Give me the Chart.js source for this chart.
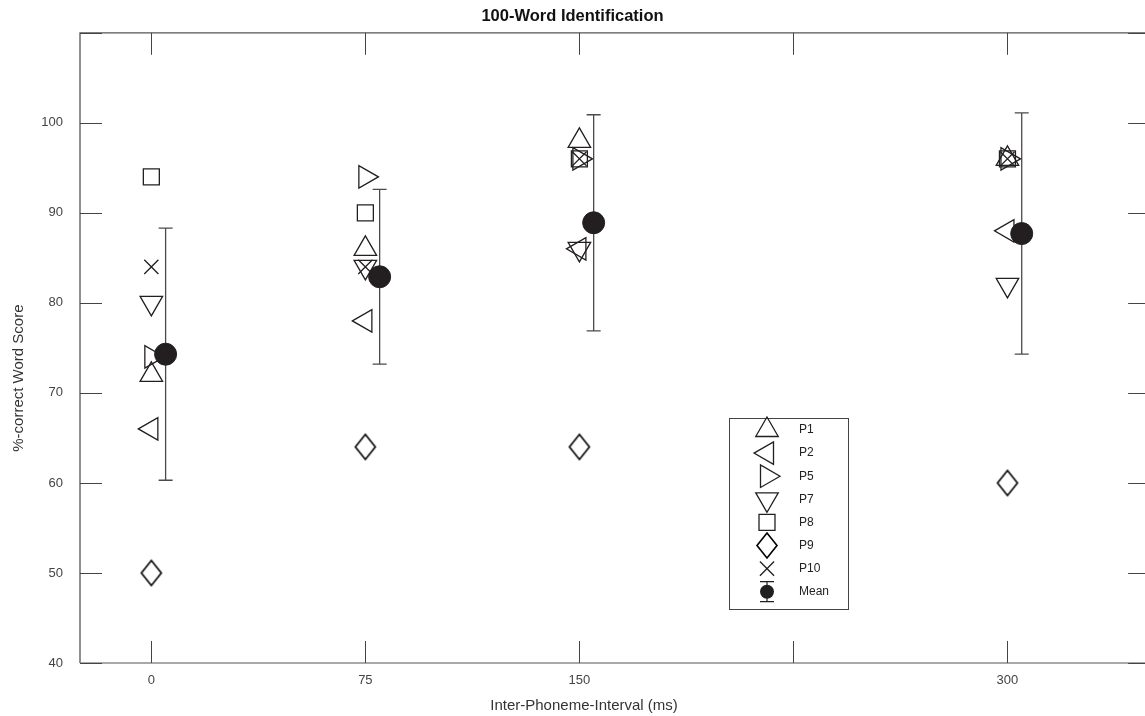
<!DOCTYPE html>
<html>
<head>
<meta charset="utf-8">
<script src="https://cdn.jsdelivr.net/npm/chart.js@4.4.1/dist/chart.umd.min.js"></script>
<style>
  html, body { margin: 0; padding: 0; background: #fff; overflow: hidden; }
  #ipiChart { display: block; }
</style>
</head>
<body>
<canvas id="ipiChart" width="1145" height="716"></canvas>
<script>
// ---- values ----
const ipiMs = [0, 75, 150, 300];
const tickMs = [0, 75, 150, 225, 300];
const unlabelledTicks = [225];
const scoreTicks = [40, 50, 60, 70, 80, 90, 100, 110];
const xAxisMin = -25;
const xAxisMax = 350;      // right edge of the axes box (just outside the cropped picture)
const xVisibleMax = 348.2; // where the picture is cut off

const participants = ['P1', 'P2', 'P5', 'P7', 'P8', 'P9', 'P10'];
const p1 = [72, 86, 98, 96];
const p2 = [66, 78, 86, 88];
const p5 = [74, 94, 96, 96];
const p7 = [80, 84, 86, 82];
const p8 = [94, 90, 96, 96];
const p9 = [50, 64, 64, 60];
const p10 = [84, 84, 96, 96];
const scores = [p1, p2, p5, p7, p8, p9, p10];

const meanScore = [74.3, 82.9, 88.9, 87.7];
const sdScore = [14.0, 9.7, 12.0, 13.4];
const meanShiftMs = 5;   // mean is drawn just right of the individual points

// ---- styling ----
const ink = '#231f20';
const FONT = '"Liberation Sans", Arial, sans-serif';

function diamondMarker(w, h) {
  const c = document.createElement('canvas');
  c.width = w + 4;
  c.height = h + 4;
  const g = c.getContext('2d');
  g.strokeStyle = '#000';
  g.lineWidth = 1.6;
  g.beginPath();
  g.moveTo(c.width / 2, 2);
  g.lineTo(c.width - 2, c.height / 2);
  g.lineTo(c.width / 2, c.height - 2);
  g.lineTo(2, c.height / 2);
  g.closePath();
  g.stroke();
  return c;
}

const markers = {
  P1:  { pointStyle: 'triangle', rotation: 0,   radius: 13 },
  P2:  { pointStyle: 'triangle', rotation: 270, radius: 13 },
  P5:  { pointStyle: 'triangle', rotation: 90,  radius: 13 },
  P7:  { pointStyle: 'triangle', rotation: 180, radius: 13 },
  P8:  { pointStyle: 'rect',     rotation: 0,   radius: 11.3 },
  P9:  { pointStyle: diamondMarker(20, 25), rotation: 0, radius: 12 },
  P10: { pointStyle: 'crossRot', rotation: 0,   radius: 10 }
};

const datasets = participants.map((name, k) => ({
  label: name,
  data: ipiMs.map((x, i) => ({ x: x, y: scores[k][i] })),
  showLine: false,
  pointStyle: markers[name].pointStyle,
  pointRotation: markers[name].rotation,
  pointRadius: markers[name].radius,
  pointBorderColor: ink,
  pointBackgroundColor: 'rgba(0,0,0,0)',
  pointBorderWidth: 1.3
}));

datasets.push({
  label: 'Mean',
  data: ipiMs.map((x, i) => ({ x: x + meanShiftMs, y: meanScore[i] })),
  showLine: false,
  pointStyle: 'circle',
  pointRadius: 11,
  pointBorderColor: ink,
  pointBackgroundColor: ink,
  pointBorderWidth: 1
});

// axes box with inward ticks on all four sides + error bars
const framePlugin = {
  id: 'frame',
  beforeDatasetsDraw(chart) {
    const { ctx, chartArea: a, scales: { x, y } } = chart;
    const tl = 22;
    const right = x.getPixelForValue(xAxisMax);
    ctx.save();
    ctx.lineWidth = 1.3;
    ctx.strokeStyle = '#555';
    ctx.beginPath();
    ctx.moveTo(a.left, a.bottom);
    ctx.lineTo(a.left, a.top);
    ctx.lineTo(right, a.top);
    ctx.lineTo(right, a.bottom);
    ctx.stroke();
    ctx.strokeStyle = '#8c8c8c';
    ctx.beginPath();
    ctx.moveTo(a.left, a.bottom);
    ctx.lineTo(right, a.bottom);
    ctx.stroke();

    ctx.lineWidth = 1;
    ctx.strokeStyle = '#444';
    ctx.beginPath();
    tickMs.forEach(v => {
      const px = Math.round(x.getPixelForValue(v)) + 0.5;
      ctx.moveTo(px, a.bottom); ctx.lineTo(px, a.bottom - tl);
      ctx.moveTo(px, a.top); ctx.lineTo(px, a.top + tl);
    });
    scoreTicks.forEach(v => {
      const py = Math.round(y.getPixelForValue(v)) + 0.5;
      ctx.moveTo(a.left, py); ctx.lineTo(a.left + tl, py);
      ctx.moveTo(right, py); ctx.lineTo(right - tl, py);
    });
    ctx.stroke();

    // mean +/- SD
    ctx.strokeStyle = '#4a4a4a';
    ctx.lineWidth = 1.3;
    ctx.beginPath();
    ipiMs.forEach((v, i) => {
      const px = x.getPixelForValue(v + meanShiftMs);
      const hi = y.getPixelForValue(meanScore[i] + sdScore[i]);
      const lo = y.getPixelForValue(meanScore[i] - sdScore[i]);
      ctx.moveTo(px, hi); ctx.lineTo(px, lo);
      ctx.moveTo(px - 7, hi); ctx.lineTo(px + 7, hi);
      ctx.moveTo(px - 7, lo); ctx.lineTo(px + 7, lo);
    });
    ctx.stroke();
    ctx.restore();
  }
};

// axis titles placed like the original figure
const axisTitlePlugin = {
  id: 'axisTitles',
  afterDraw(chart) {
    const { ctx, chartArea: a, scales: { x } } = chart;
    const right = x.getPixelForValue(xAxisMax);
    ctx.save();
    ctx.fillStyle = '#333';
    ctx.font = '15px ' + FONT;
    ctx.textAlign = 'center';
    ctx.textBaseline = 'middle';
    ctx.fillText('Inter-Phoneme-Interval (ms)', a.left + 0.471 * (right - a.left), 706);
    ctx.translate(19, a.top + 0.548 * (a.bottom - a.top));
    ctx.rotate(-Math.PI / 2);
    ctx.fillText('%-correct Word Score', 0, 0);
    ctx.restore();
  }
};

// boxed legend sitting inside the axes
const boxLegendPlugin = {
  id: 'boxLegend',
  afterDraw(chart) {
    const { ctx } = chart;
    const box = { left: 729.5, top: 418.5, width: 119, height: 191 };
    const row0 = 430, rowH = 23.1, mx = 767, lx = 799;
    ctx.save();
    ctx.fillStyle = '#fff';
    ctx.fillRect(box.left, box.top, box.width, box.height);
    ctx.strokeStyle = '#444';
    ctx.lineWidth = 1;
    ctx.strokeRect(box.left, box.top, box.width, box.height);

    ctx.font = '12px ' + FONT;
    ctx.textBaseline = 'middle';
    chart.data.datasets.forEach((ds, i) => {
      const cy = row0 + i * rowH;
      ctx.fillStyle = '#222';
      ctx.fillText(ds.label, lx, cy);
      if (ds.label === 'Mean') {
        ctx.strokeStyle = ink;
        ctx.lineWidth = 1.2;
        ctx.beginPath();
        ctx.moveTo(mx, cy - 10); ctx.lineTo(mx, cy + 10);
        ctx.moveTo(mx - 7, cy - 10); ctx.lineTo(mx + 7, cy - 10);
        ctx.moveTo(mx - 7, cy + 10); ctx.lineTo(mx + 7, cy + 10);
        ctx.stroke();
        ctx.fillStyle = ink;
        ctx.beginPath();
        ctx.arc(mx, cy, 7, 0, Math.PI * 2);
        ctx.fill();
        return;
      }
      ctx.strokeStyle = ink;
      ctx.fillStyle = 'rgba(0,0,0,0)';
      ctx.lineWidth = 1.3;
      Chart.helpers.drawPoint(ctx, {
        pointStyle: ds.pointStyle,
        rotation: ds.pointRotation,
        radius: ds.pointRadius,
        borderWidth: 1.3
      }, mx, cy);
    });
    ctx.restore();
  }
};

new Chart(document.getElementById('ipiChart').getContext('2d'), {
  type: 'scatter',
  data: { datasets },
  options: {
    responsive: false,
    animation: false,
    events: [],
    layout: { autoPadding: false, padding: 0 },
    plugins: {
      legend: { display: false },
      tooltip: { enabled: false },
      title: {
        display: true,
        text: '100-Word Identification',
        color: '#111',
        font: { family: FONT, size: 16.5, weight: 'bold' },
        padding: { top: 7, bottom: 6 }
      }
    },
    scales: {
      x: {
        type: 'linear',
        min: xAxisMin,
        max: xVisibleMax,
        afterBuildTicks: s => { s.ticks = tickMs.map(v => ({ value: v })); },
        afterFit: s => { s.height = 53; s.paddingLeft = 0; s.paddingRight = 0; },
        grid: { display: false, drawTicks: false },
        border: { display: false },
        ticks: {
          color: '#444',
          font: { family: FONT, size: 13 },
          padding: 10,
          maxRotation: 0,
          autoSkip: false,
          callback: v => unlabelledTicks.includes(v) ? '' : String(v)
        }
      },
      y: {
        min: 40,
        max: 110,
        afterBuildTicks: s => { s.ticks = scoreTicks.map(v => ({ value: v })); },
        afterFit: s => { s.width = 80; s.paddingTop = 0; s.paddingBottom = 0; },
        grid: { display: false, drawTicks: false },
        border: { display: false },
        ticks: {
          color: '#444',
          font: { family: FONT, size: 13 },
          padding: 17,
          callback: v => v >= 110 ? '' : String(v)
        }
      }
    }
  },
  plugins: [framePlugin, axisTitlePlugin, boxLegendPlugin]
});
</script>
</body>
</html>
- - - - - - -
* **REQUIRED WORK**
Go from the first line of the data above to the line containing "const meanShiftMs = 5;" and retype exactly those lines, both included, but none of the pictures.

* **WORKED ANSWER**
Give me the Chart.js source for this chart.
<!DOCTYPE html>
<html>
<head>
<meta charset="utf-8">
<script src="https://cdn.jsdelivr.net/npm/chart.js@4.4.1/dist/chart.umd.min.js"></script>
<style>
  html, body { margin: 0; padding: 0; background: #fff; overflow: hidden; }
  #ipiChart { display: block; }
</style>
</head>
<body>
<canvas id="ipiChart" width="1145" height="716"></canvas>
<script>
// ---- values ----
const ipiMs = [0, 75, 150, 300];
const tickMs = [0, 75, 150, 225, 300];
const unlabelledTicks = [225];
const scoreTicks = [40, 50, 60, 70, 80, 90, 100, 110];
const xAxisMin = -25;
const xAxisMax = 350;      // right edge of the axes box (just outside the cropped picture)
const xVisibleMax = 348.2; // where the picture is cut off

const participants = ['P1', 'P2', 'P5', 'P7', 'P8', 'P9', 'P10'];
const p1 = [72, 86, 98, 96];
const p2 = [66, 78, 86, 88];
const p5 = [74, 94, 96, 96];
const p7 = [80, 84, 86, 82];
const p8 = [94, 90, 96, 96];
const p9 = [50, 64, 64, 60];
const p10 = [84, 84, 96, 96];
const scores = [p1, p2, p5, p7, p8, p9, p10];

const meanScore = [74.3, 82.9, 88.9, 87.7];
const sdScore = [14.0, 9.7, 12.0, 13.4];
const meanShiftMs = 5;   // mean is drawn just right of the individual points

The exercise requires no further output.